With limited time in Barcelona and a lot to accomplish, our days revolved around a strict sightseeing regimen. This wasn’t a vacation of long lunches and lazy naps in the sun—we were here to get it done, and we weren’t above the inauthentic expediency of an iced coffee from Dunkin’ Donuts in a pinch. Food stops were less researched and more impromptu—with some advance planning, I’m very willing to concede that our experiences might have been different—but we had things to do. We traipsed from the luminous nave of the Sagrada Familia to the bony rooftop of La Pedrera, peering at the organic shapes of the stairwells and the patterns of the parquet flooring as our audio-guide instructed us to, and, in between visits, we ate at times that were odd: breakfast at noon, lunch at three, wine starting basically then and continuing into the wee hours.

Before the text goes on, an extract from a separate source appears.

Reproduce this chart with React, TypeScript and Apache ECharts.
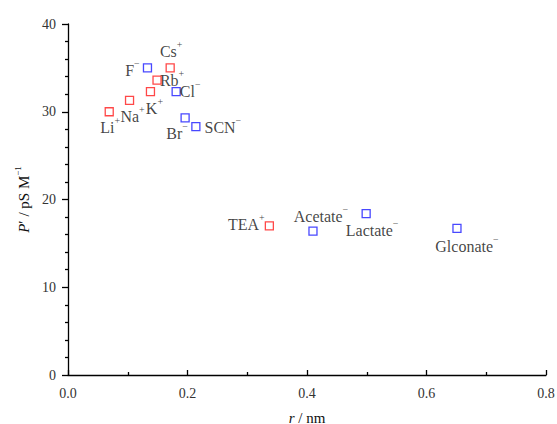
import React, { useEffect, useRef } from "react";
import * as echarts from "echarts";

// ---- data ----
const cationNames = ["Li", "Na", "K", "Rb", "Cs", "TEA"];
const cationR = [0.069, 0.103, 0.138, 0.149, 0.171, 0.337];
const cationP = [30.0, 31.3, 32.3, 33.6, 35.0, 17.0];

const anionNames = ["F", "Cl", "Br", "SCN", "Acetate", "Lactate", "Glconate"];
const anionR = [0.133, 0.181, 0.196, 0.214, 0.41, 0.499, 0.651];
const anionP = [35.0, 32.3, 29.3, 28.3, 16.4, 18.4, 16.7];

const xTickLabels = ["0.0", "0.2", "0.4", "0.6", "0.8"];
const yTickLabels = ["0", "10", "20", "30", "40"];

// ---- label placement (style only) ----
const labelOffsets: Record<string, [number, number]> = {
  Li: [1, 16],
  Na: [3, 16],
  K: [4, 17],
  Rb: [15, 0],
  Cs: [1, -16],
  TEA: [-23, -1],
  F: [-15, 3],
  Cl: [14, 0],
  Br: [-8, 16],
  SCN: [27, 1],
  Acetate: [8, -15],
  Lactate: [6, 17],
  Glconate: [10, 18],
};

const SERIF = "Liberation Serif";

const rich = {
  m: { fontFamily: SERIF, fontSize: 16, color: "#111" },
  s: { fontFamily: SERIF, fontSize: 10, color: "#111", padding: [0, 0, 14, 0] },
};

const tickRich = {
  t: { fontFamily: SERIF, fontSize: 14, color: "#333" },
};

function buildData(names: string[], rs: number[], ps: number[], sign: string) {
  return names.map((n, i) => {
    const off = labelOffsets[n] || [0, 0];
    return {
      name: n,
      value: [rs[i], ps[i]],
      label: {
        show: true,
        position: "inside",
        align: "center",
        verticalAlign: "middle",
        offset: off,
        formatter: () => `{m|${n}}{s|${sign}}`,
        rich,
      },
    };
  });
}

export default function App() {
  const ref = useRef<HTMLDivElement>(null);

  useEffect(() => {
    document.body.style.margin = "0";
    if (!ref.current) return;
    const chart = echarts.init(ref.current, null, { renderer: "svg" });
    chart.setOption({
      animation: false,
      backgroundColor: "#fff",
      textStyle: { fontFamily: SERIF },
      grid: {
        left: 68,
        right: 11,
        top: 24,
        bottom: 49,
        containLabel: false,
        outerBoundsMode: "none",
      },
      xAxis: {
        type: "value",
        min: 0,
        max: 0.8,
        interval: 0.2,
        name: "{i|r}{n| / nm}",
        nameLocation: "middle",
        nameGap: 35,
        nameTextStyle: {
          fontFamily: SERIF,
          fontSize: 15,
          color: "#111",
          rich: {
            i: { fontFamily: SERIF, fontSize: 15, fontStyle: "italic", color: "#111" },
            n: { fontFamily: SERIF, fontSize: 15, color: "#111" },
          },
        },
        axisLine: { show: true, onZero: false, lineStyle: { color: "#000", width: 1.3 } },
        axisTick: { show: true, inside: true, length: 5, lineStyle: { color: "#000", width: 1.3 } },
        minorTick: { show: true, splitNumber: 2, length: 3, lineStyle: { color: "#000", width: 1.3 } },
        splitLine: { show: false },
        minorSplitLine: { show: false },
        axisLabel: {
          fontFamily: SERIF,
          fontSize: 14,
          color: "#333",
          margin: 11,
          rich: tickRich,
          formatter: (v: number) => `{t|${xTickLabels[Math.round(v / 0.2)] ?? ""}}`,
        },
      },
      yAxis: {
        type: "value",
        min: 0,
        max: 40,
        interval: 10,
        name: "{i|P}{n|′ / pS M}{s|−1}",
        nameLocation: "middle",
        nameGap: 31,
        nameRotate: 90,
        nameTextStyle: {
          fontFamily: SERIF,
          fontSize: 15,
          color: "#111",
          rich: {
            i: { fontFamily: SERIF, fontSize: 15, fontStyle: "italic", color: "#111" },
            n: { fontFamily: SERIF, fontSize: 15, color: "#111" },
            s: { fontFamily: SERIF, fontSize: 9, color: "#111", padding: [0, 0, 12, 0] },
          },
        },
        axisLine: { show: true, onZero: false, lineStyle: { color: "#000", width: 1.3 } },
        axisTick: { show: true, inside: false, length: 6, lineStyle: { color: "#000", width: 1.3 } },
        minorTick: { show: true, splitNumber: 5, length: 3, lineStyle: { color: "#000", width: 1.3 } },
        splitLine: { show: false },
        minorSplitLine: { show: false },
        axisLabel: {
          fontFamily: SERIF,
          fontSize: 14,
          color: "#333",
          margin: 12,
          rich: tickRich,
          formatter: (v: number) => `{t|${yTickLabels[Math.round(v / 10)] ?? ""}}`,
        },
      },
      series: [
        {
          name: "cations",
          type: "scatter",
          symbol: "rect",
          symbolSize: 8,
          itemStyle: { color: "rgba(0,0,0,0)", borderColor: "#ff1a1a", borderWidth: 1.3 },
          data: buildData(cationNames, cationR, cationP, "+"),
          z: 3,
        },
        {
          name: "anions",
          type: "scatter",
          symbol: "rect",
          symbolSize: 8,
          itemStyle: { color: "rgba(0,0,0,0)", borderColor: "#1a1aff", borderWidth: 1.3 },
          data: buildData(anionNames, anionR, anionP, "−"),
          z: 3,
        },
      ],
    });
    return () => chart.dispose();
  }, []);

  return <div ref={ref} style={{ width: 557, height: 424 }} />;
}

But tapas are everywhere and they are an anytime food. They can be small as a snack or substantial as a meal, and when we sat down at the bar at El Nacional—a fern- and light-filled modernist space with a collection of associated eateries all under one soaring glass roof—we were ready to order up an array. Pan con tomate—that Catalan essential of grilled bread rubbed with tomato and garlic—and a plate of parchment-thin Iberian ham were set before us, along with a glass of vino rosado for me and a 20 cl jar (caña-sized) of fizzy Estrella beer for Jill. They had pintxos, too, which on paper sounded like they might actually contain vegetables (I saw a word that I knew meant eggplant on the description of one), but which were, in actuality, open-faced toasts, topped with things like an unctuous cream of potatoes and cod. Potato toast. It was good, adorned with a tiny purple comma of octopus tentacle. But the starch factor was real.

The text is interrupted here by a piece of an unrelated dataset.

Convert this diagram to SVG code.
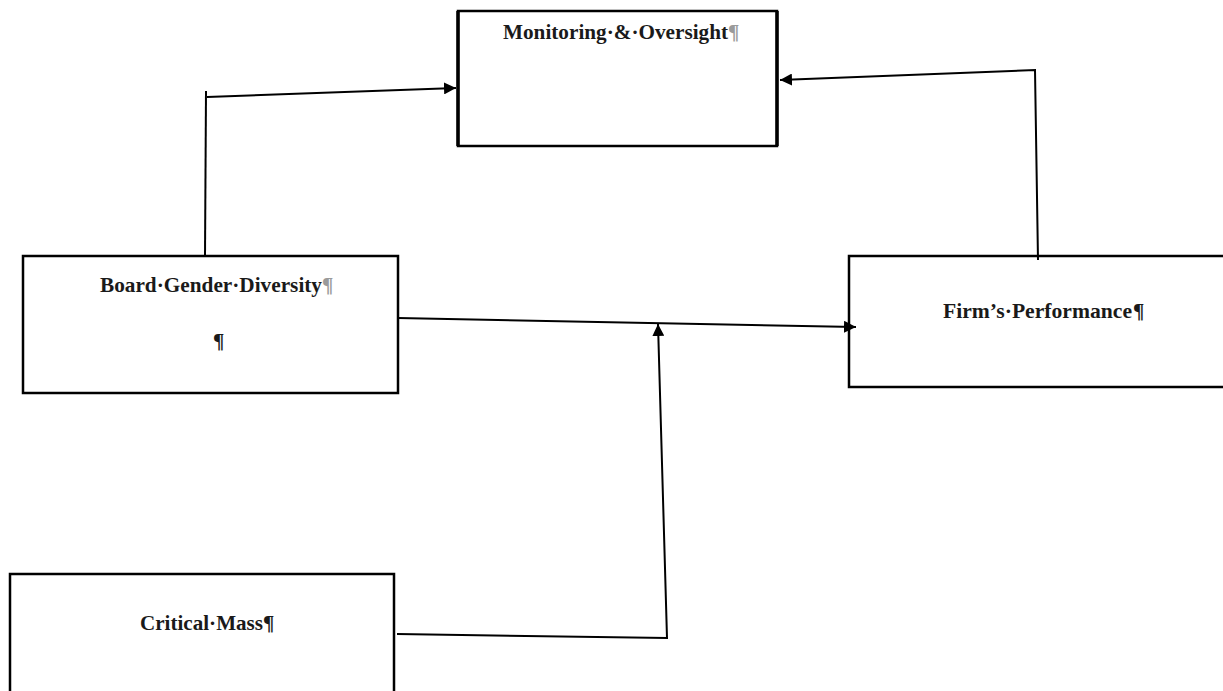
<svg xmlns="http://www.w3.org/2000/svg" width="1223" height="691" viewBox="0 0 1223 691">
<style>
.box{fill:#fff;stroke:#000;stroke-width:2.5}
.lbl{font-family:"Liberation Serif","Times New Roman",serif;font-weight:bold;font-size:21px;fill:#1a1a1a}
.pm{fill:#9a9a9a}
.con{fill:none;stroke:#000;stroke-width:2}
</style>
<defs>
<marker id="arr" viewBox="0 0 10 10" refX="10" refY="5" markerWidth="6" markerHeight="6" orient="auto" markerUnits="strokeWidth">
<path d="M0,0 L10,5 L0,10 z" fill="#000"/>
</marker>
</defs>
<rect width="1223" height="691" fill="#fff"/>
<g id="monitoring">
<rect class="box" x="458" y="11" width="319" height="135"/>
<line x1="458" y1="11" x2="458" y2="146" stroke="#000" stroke-width="3.5"/>
<line x1="777" y1="11" x2="777" y2="146" stroke="#000" stroke-width="3.5"/>
<text class="lbl" x="503" y="39" textLength="225" lengthAdjust="spacingAndGlyphs">Monitoring·&amp;·Oversight</text><text class="lbl pm" x="728" y="39">¶</text>
</g>
<g id="board">
<rect class="box" x="23" y="256" width="375" height="137"/>
<text class="lbl" x="100" y="292" textLength="222" lengthAdjust="spacingAndGlyphs">Board·Gender·Diversity</text><text class="lbl pm" x="322" y="292">¶</text>
<text class="lbl" x="213" y="348">¶</text>
</g>
<g id="firm">
<rect class="box" x="849" y="256" width="376" height="131"/>
<text class="lbl" x="943" y="318" textLength="189" lengthAdjust="spacingAndGlyphs">Firm’s·Performance</text><text class="lbl" x="1133" y="318">¶</text>
</g>
<g id="critical">
<rect class="box" x="10" y="574" width="384" height="130"/>
<text class="lbl" x="140" y="630" textLength="123" lengthAdjust="spacingAndGlyphs">Critical·Mass</text><text class="lbl" x="263" y="630">¶</text>
</g>
<g id="connectors">
<polyline class="con" points="205,257 206,91"/>
<polyline class="con" points="207,97 456,88" marker-end="url(#arr)"/>
<polyline class="con" points="1038,260 1035,70 780,80" marker-end="url(#arr)"/>
<polyline class="con" points="398,318 856,327" marker-end="url(#arr)"/>
<polyline class="con" points="397,634 667,638 658,324" marker-end="url(#arr)"/>
</g>
</svg>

At El Tiet Taver in Barcelona’s Eixample district, a pretty but insubstantial flower crown of microgreens topped the crackly skin of suckling pork and I pulled the grassy threads onto my plate like they were sprouts of pure gold, relishing the light crunch of uncooked plants between my teeth after the béchamel-filled fried croquetas, delighting in the essential surge of chlorophyll that I was sure I could feel in my blood. Later, on the outdoor terrace at El Viti Taberna in El Born, a swoosh of nutty romesco sauce was a bed for charred octopus, its red pigment evidence of the existence of peppers on a table that otherwise bore no traces of ingredients that had come from the ground.
As we made our way beyond Barcelona and through Andalusia, spending our days in lush courtyard gardens and under the shade of leafy orange trees, my desperation for fruits and vegetables grew. I devoured the briny olives that were delivered alongside our vino blanco at the cafes where we stopped to rest, refuel, and hop on free Wi-Fi—after a while, even their salt-preserved flesh seemed fresh and raw. Once, I saw “ensaladilla” listed on a menu and looked to Lauren, eager and excited. She shook her head. “That’s Russian salad,” she said. “It’s potatoes.”

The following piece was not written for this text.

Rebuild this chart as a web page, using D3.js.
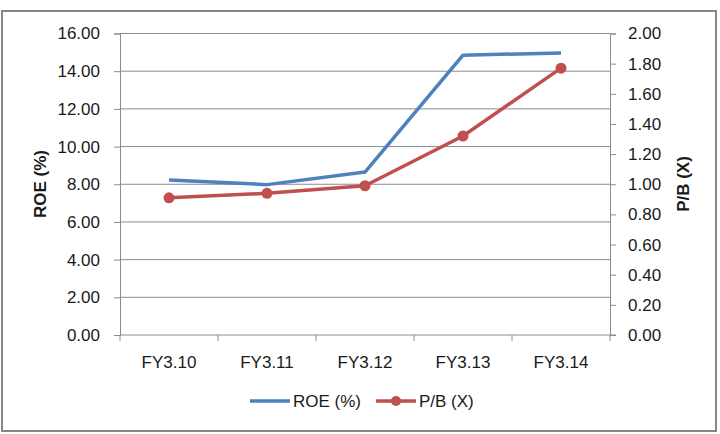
<!DOCTYPE html>
<html>
<head>
<meta charset="utf-8">
<script src="https://cdn.jsdelivr.net/npm/d3@7"></script>
<style>
  body { margin: 0; background: #fff; }
  text { font-family: "Liberation Sans", Arial, sans-serif; fill: #1a1a1a; }
</style>
</head>
<body>
<svg id="chart" width="720" height="434"></svg>
<script>
// chart data
let categories = ["FY3.10", "FY3.11", "FY3.12", "FY3.13", "FY3.14"]
let roeValues = [8.22, 7.98, 8.65, 14.85, 14.97]
let pbValues = [0.91, 0.94, 0.99, 1.32, 1.77]
let leftTicks = [0, 2, 4, 6, 8, 10, 12, 14, 16]
let rightTicks = [0, 0.2, 0.4, 0.6, 0.8, 1.0, 1.2, 1.4, 1.6, 1.8, 2.0]

let svg = d3.select('#chart')

let plot = { left: 120, right: 610, top: 33.5, bottom: 335 }

// outer frame
svg.append('rect')
    .attr('x', 2).attr('y', 11)
    .attr('width', 714).attr('height', 420)
    .attr('fill', 'none')
    .attr('stroke', '#868686')
    .attr('stroke-width', 2)

let x = d3.scaleBand()
    .domain(categories)
    .range([plot.left, plot.right])

let yLeft = d3.scaleLinear().domain([0, 16]).range([plot.bottom, plot.top])
let yRight = d3.scaleLinear().domain([0, 2]).range([plot.bottom, plot.top])

// gridlines
svg.append('g')
    .selectAll('line')
    .data(leftTicks.slice(1))
    .enter()
    .append('line')
    .attr('x1', plot.left).attr('x2', plot.right)
    .attr('y1', d => yLeft(d)).attr('y2', d => yLeft(d))
    .attr('stroke', '#8c8c8c')
    .attr('stroke-width', 1)

// left axis
let leftAxis = svg.append('g')
    .attr('transform', `translate(${plot.left},0)`)
    .call(d3.axisLeft(yLeft).tickValues(leftTicks).tickFormat(d3.format('.2f')).tickSize(6).tickPadding(14))
leftAxis.selectAll('path, line').attr('stroke', '#8c8c8c')
leftAxis.selectAll('text').style('font-size', '17px').attr('fill', '#1a1a1a')

// right axis
let rightAxis = svg.append('g')
    .attr('transform', `translate(${plot.right},0)`)
    .call(d3.axisRight(yRight).tickValues(rightTicks).tickFormat(d3.format('.2f')).tickSize(6).tickPadding(12))
rightAxis.selectAll('path, line').attr('stroke', '#8c8c8c')
rightAxis.selectAll('text').style('font-size', '17px').attr('fill', '#1a1a1a')

// bottom axis with ticks between categories
let bottom = svg.append('g')
    .attr('transform', `translate(0,${plot.bottom})`)
bottom.append('line')
    .attr('x1', plot.left).attr('x2', plot.right + 6)
    .attr('stroke', '#8c8c8c')
bottom.selectAll('line.tick')
    .data(categories.concat(['end']))
    .enter()
    .append('line')
    .attr('class', 'tick')
    .attr('x1', (d, i) => plot.left + i * x.bandwidth())
    .attr('x2', (d, i) => plot.left + i * x.bandwidth())
    .attr('y1', 0).attr('y2', 6)
    .attr('stroke', '#8c8c8c')
bottom.selectAll('text')
    .data(categories)
    .enter()
    .append('text')
    .attr('x', d => x(d) + x.bandwidth() / 2)
    .attr('y', 33)
    .attr('text-anchor', 'middle')
    .style('font-size', '17px')
    .text(d => d)

// axis titles
svg.append('text')
    .attr('transform', 'translate(46,184) rotate(-90)')
    .attr('text-anchor', 'middle')
    .style('font-size', '17px')
    .style('font-weight', 'bold')
    .text('ROE (%)')

svg.append('text')
    .attr('transform', 'translate(689,184) rotate(-90)')
    .attr('text-anchor', 'middle')
    .style('font-size', '17px')
    .style('font-weight', 'bold')
    .text('P/B (X)')

let cx = d => x(d) + x.bandwidth() / 2

// ROE line
svg.append('path')
    .datum(roeValues)
    .attr('fill', 'none')
    .attr('stroke', '#4f81bd')
    .attr('stroke-width', 3.5)
    .attr('stroke-linejoin', 'round')
    .attr('d', d3.line().x((d, i) => cx(categories[i])).y(d => yLeft(d)))

// P/B line
svg.append('path')
    .datum(pbValues)
    .attr('fill', 'none')
    .attr('stroke', '#c0504d')
    .attr('stroke-width', 3.5)
    .attr('stroke-linejoin', 'round')
    .attr('d', d3.line().x((d, i) => cx(categories[i])).y(d => yRight(d)))

svg.append('g')
    .selectAll('circle')
    .data(pbValues)
    .enter()
    .append('circle')
    .attr('cx', (d, i) => cx(categories[i]))
    .attr('cy', d => yRight(d))
    .attr('r', 5.5)
    .attr('fill', '#c0504d')

// legend
let legend = svg.append('g')
legend.append('line')
    .attr('x1', 250).attr('x2', 290).attr('y1', 401).attr('y2', 401)
    .attr('stroke', '#4f81bd').attr('stroke-width', 3.5)
legend.append('text')
    .attr('x', 293).attr('y', 407)
    .style('font-size', '17px')
    .text('ROE (%)')
legend.append('line')
    .attr('x1', 376).attr('x2', 416).attr('y1', 401).attr('y2', 401)
    .attr('stroke', '#c0504d').attr('stroke-width', 3.5)
legend.append('circle')
    .attr('cx', 396).attr('cy', 401).attr('r', 5)
    .attr('fill', '#c0504d')
legend.append('text')
    .attr('x', 419).attr('y', 407)
    .style('font-size', '17px')
    .text('P/B (X)')
</script>
</body>
</html>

I knew that the vegetables were somewhere. Every once in a while they’d appear—a bit of garnish curled over a piece of fish here, a tousled dry side salad tossed next to a tortilla con gambas there. Surely, they must just have been hiding in dishes I didn’t know to order. In Sevilla (at, admittedly, a restaurant that even at first glance we could tell would maybe not be offering up the most authentic cuisine), I attempted the pollo Sevillano, a dish of braised chicken on top of an herb-flecked stew. I dug into the vegetables buried at the bottom of the bowl, savoring the soft carrots and wondering at the white, rectangular pieces—were they some sort of chard stem, perhaps?—before I realized that they were French fries. I had literally been served French fry soup, and that was when I decided to give up.
Later, we would find a French-inflected restaurant called Tata Pila where I would order the most beautiful bowl of lightly steamed white asparagus, draped in tendrils of greenery and plated meticulously with perfume-ripe strawberries and inky globules of roe. At Bar Alfalfa, for our last lunch in Sevilla, we would sit in air-conditioned splendor as we shared plates of crisp griddled eggplant and—praise be—a spinach salad. It is, as they say, when you stop looking for love that you find it.
I should say that I am not, by and large, a picky eater. I have no qualms about white bread or gluten, I will always help you share the side of fries, and, while I flirt with vegetarianism once a year or so, ultimately I am all too happy to try anything from land or sea. But at home, with my kitchen, my familiar restaurants, and my grocery store and market, I can balance the intake, and I can moderate. It is unlikely that I would have a hand-sized loaf of bread slathered with tomato for breakfast, and then a sandwich of ham and tomato for lunch, and then a dinner of pork and roasted tomatoes with a piece of bread on the side. I definitely would not be likely to replicate that eating pattern for multiple days on end, my food-group intake boiled down to just flour, tomato, and cured pig. But we wanted to eat Spanish food while in Spain, and this was the Spanish food that we found, and in time we accepted that it was what it was. As difficult a country as Spain must be to navigate, restaurant-wise, for a vegetarian or vegan, or even someone who, like me, just feels best when their sustenance is mostly plants, I couldn’t help but think of the self-imposed constraints of paleo dieters, or those macrobiotic adherents who steer clear of nightshades (a category into which potatoes, eggplant, and tomatoes all fall). How frustrating it would be, I thought, to be limited even beyond the limitations of the menu, and so I was grateful for my lack of food allergies and for my lack of belief in nutritional claims not supported by science.
Robert, who can flick a fan open with such flamenco flair you wouldn’t be surprised to hear he moonlights as a dancer in one of those touristy tavernas, explained it thusly: “Spain is very poor. We keep the tomatoes. Everything else, we send out to other countries that pay more for them. So we have no vegetables.” Whether or not that statement was true, he’d also later coin the instant idiom, “Not meat, not sweet: it’s a vegetable!” which generously allowed us to group everything from fried, aioli-drizzled patatas bravas to wine (why not) under the header of healthful verdure.
In Granada, I drank gazpacho out of a pint glass, thrilled to have something refreshing—and (caveat: tomato) vegetable-based—in hand. “It’s so creamy,” I noted to Lauren. “Yeah,” she nodded, “they thicken it with bread in the south.”